In 1998 rezoning request was denied by the Gwinnett Board of Commissioners based on the recommendation of the Gwinnett Planning Commission, which said the Roberts project did not fit into the county’s land-use plan.
In an attempt to have the request reconsidered, Roberts Properties filed state and federal lawsuits against Gwinnett County. It piggybacked off the outcry over school district configuration and used the Fair Housing Act to claim that the county was unfairly trying to keep apartment/transient students out of specific school districts by denying its rezoning request.
Many considered it to be the first time a luxury apartment developer cited the Fair Housing Act, which was established to prevent housing discrimination, to challenge a rezoning denial.
Roberts Properties also claimed that the property was not economically viable as office space alone. The company appears to be making a similar claim in its 2017 application, which states, “There is simply an insufficient demand for office space in Peachtree Corners and at the Subject Property’s location, specifically for a new office development on the Subject Property to be economically viable.”
Around 2000, Roberts Properties won the suit against Gwinnett County.

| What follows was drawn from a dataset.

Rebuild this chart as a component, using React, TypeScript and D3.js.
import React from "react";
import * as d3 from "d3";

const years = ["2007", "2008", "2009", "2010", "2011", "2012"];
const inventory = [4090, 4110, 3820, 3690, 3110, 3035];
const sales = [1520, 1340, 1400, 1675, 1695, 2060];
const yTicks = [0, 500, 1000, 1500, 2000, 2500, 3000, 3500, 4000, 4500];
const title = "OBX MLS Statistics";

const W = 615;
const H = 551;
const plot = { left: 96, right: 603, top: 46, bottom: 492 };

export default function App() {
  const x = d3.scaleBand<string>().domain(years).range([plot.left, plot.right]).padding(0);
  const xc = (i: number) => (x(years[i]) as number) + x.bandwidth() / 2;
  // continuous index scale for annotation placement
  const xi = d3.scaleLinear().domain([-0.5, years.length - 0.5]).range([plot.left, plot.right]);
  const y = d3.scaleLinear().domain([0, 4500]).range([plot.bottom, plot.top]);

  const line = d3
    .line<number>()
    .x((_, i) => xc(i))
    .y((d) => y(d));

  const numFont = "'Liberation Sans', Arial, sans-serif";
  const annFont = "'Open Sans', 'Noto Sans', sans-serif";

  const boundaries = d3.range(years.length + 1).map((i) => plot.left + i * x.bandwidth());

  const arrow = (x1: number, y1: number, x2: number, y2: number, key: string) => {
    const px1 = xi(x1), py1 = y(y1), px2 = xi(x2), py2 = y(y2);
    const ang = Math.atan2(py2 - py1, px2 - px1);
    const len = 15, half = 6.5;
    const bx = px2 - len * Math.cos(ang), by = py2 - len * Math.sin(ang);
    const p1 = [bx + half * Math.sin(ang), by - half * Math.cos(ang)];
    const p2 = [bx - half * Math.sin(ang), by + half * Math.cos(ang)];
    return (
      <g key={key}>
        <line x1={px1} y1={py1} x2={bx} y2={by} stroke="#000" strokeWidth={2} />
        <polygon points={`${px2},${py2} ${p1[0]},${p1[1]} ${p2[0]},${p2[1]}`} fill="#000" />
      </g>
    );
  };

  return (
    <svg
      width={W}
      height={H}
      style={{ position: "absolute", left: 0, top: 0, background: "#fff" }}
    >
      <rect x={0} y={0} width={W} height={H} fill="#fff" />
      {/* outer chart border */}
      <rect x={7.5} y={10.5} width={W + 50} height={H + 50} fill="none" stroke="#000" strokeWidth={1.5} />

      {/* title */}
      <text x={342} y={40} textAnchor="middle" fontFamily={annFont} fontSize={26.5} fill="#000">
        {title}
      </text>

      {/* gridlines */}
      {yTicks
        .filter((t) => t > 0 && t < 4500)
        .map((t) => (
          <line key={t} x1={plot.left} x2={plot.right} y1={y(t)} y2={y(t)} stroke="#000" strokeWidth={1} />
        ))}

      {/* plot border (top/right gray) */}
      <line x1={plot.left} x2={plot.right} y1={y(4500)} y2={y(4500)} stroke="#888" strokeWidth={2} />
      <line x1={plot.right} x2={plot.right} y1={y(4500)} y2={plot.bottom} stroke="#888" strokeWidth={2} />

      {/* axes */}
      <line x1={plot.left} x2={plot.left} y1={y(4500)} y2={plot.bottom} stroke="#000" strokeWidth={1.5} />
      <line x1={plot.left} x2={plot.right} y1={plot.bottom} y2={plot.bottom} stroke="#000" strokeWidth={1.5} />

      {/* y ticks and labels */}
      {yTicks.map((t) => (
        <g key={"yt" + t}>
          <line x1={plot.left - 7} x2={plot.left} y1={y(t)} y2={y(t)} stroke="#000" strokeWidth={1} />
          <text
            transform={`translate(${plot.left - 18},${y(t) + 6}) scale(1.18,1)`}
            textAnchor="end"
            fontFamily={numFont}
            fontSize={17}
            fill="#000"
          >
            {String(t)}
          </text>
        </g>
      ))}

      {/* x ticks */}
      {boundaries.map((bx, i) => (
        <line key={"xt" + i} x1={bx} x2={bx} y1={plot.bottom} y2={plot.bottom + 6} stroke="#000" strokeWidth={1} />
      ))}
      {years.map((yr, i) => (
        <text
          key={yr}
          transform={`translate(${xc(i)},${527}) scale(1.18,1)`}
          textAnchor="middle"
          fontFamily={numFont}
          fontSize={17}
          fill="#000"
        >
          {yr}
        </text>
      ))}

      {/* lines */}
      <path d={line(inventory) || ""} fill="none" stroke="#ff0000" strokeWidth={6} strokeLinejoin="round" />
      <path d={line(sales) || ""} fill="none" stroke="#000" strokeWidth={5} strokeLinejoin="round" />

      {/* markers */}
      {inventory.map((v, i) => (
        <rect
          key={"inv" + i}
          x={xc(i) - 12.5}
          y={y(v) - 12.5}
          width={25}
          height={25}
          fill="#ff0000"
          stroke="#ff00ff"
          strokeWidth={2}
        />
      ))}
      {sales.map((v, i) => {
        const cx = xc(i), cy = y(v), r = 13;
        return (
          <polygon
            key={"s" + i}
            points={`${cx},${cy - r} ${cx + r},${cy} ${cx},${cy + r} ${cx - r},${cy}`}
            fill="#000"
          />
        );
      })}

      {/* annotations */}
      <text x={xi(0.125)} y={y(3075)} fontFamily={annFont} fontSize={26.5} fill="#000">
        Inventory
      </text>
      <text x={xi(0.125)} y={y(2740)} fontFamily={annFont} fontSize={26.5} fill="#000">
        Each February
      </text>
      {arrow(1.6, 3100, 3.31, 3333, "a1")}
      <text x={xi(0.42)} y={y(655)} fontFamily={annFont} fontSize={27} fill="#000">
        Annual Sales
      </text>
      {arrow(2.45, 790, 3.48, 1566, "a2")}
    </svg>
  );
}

In a recent statement from council member Alex Wright, he recalls subsequent encounters the county and city had with the developer. “Mr. Roberts is the individual that sued (and won) Gwinnett County back around 2000 to have the land where the Town Center is going, zoned for apartments. He sat on that land until 2012 when he sold it to Lennar, who was going to build apartments until the City bought it from Lennar at a higher price a year to prevent those apartments from being built. This led to the creation of the Town Center. Mr. Roberts is now proposing to build apartments on land next to the Town Center,” Wright says.

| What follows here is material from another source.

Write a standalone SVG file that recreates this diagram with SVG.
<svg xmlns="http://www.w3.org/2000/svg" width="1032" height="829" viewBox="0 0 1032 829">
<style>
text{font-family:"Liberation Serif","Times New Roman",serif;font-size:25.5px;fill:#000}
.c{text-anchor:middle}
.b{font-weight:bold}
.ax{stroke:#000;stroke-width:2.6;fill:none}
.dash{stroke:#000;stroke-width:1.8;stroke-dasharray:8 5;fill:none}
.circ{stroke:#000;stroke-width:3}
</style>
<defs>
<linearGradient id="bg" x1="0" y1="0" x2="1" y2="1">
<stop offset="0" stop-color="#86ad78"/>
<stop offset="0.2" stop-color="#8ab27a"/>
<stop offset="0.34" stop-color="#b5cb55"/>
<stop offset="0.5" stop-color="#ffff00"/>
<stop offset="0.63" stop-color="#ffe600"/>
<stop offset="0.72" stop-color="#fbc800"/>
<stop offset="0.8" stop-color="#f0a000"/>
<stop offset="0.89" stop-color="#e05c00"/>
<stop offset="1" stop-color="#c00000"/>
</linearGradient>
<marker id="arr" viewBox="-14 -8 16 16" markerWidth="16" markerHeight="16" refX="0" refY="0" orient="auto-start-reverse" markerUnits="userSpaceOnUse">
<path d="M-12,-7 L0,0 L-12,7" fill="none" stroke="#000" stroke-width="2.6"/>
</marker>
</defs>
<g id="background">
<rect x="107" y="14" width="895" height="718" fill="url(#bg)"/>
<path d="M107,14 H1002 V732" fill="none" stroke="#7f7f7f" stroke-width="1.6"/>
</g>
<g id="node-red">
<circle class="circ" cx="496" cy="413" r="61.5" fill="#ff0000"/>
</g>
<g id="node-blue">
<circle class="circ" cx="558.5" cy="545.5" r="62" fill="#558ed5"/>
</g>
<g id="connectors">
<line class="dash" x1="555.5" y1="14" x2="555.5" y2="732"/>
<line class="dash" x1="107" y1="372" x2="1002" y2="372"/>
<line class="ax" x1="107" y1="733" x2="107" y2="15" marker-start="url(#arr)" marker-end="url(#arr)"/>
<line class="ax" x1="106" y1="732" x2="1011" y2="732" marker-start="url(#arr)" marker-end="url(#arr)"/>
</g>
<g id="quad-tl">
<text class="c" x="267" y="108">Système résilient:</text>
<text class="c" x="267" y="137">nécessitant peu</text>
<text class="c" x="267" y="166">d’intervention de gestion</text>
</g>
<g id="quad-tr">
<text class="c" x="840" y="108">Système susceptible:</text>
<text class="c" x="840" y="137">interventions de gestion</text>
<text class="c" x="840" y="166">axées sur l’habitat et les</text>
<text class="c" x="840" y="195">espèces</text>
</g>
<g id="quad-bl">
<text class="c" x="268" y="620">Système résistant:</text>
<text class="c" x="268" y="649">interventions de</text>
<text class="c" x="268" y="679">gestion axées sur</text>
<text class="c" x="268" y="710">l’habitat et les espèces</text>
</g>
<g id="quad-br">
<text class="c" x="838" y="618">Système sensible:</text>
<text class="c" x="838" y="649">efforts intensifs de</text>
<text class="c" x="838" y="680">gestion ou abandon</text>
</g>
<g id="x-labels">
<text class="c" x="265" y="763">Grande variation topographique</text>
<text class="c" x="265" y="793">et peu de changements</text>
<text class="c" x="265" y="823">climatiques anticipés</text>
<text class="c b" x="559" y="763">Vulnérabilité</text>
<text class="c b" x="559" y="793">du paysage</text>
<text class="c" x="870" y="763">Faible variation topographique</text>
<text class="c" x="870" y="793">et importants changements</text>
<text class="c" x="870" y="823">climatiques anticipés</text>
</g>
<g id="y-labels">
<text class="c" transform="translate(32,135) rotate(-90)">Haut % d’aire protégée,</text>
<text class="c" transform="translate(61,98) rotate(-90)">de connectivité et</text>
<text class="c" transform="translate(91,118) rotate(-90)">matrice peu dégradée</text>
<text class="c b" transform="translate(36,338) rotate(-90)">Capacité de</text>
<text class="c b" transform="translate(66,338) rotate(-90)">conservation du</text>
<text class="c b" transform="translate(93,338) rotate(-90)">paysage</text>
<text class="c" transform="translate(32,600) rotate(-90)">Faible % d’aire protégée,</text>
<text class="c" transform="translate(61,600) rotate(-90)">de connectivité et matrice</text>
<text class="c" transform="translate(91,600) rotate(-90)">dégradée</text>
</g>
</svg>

On Nov. 6 from 7-8:30 p.m. the UPCCA will hold a Land Use Meeting at Peachtree Corners Baptist Church (4480 Peachtree Corners Circle, Peachtree Corners, GA 30092). Wright urges residents to attend, “I would strongly encourage you to attend this meeting on Nov. 6 and to share this information [about Roberts] with your neighbors.”

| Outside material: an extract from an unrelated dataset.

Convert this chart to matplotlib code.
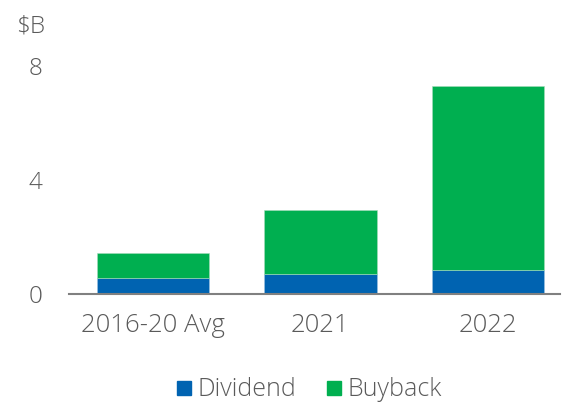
import numpy as np
import matplotlib
matplotlib.use('Agg')
import matplotlib.pyplot as plt
from matplotlib.lines import Line2D

# Dados ($B)
categorias = ['2016-20 Avg', '2021', '2022']
dividend = [0.55, 0.69, 0.83]
buyback = [0.88, 2.27, 6.47]
y_ticks = [0, 4, 8]

azul = '#0063B1'
verde = '#00AF50'
cinza = '#5a5a5a'

plt.rcParams['font.family'] = ['Open Sans', 'DejaVu Sans']
plt.rcParams['font.weight'] = 'light'

fig = plt.figure(figsize=(5.67, 4.04), dpi=100)
ax = fig.add_axes([69 / 567, 1 - 294 / 404, (560 - 69) / 567, (294 - 66) / 404])

x = np.arange(len(categorias))
ax.bar(x, dividend, width=0.67, color=azul, edgecolor='#9fc3e0', linewidth=0.4)
ax.bar(x, buyback, width=0.67, bottom=dividend, color=verde, edgecolor='#a8dcbc', linewidth=0.4)

ax.set_xlim(-0.5, 2.43)
ax.set_ylim(0, 8)
ax.set_yticks(y_ticks)
ax.set_xticks(x)
ax.set_xticklabels(categorias)
ax.tick_params(axis='y', length=0, pad=19, labelsize=17.5, labelcolor=cinza)
ax.tick_params(axis='x', length=0, pad=14, labelsize=18.5, labelcolor=cinza)

for s in ['top', 'right', 'left']:
    ax.spines[s].set_visible(False)
ax.spines['bottom'].set_color('#808080')
ax.spines['bottom'].set_linewidth(1.5)

fig.text(16 / 567, 1 - 26 / 404, '$B', fontsize=17.5, color=cinza, va='center', ha='left')

handles = [Line2D([], [], marker='s', linestyle='', markersize=10.5, color=azul),
           Line2D([], [], marker='s', linestyle='', markersize=10.5, color=verde)]
fig.legend(handles, ['Dividend', 'Buyback'], loc='center', bbox_to_anchor=(0.541, 0.035),
           ncol=2, frameon=False, fontsize=18, labelcolor=cinza,
           handletextpad=0.05, columnspacing=1.0, handlelength=1.0, borderpad=0)

fig.savefig('out.png', dpi=100)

According to Conkle, the planning department will have a recommendation on this application for the Planning Commission posted online by Friday, Nov. 10 for the public.
On Nov. 14 at 7 p.m. the Peachtree Corners Planning Commission is scheduled to consider the Roberts Properties rezoning proposal at its. Developers usually attend to present their proposal and answer questions. Charlie Roberts or a representative from Roberts Properties could not be reached for a comment in time for this article, or to confirm their attendance.
We also reached out to Hotel Indigo for comment on being included on renderings and the application. There was no response in time for this article. We also asked Jeff Conkle about Hotel Indigos inclusion in this application. He responded that no letter of agreement was included with the application, and that staff is not aware of any such agreement.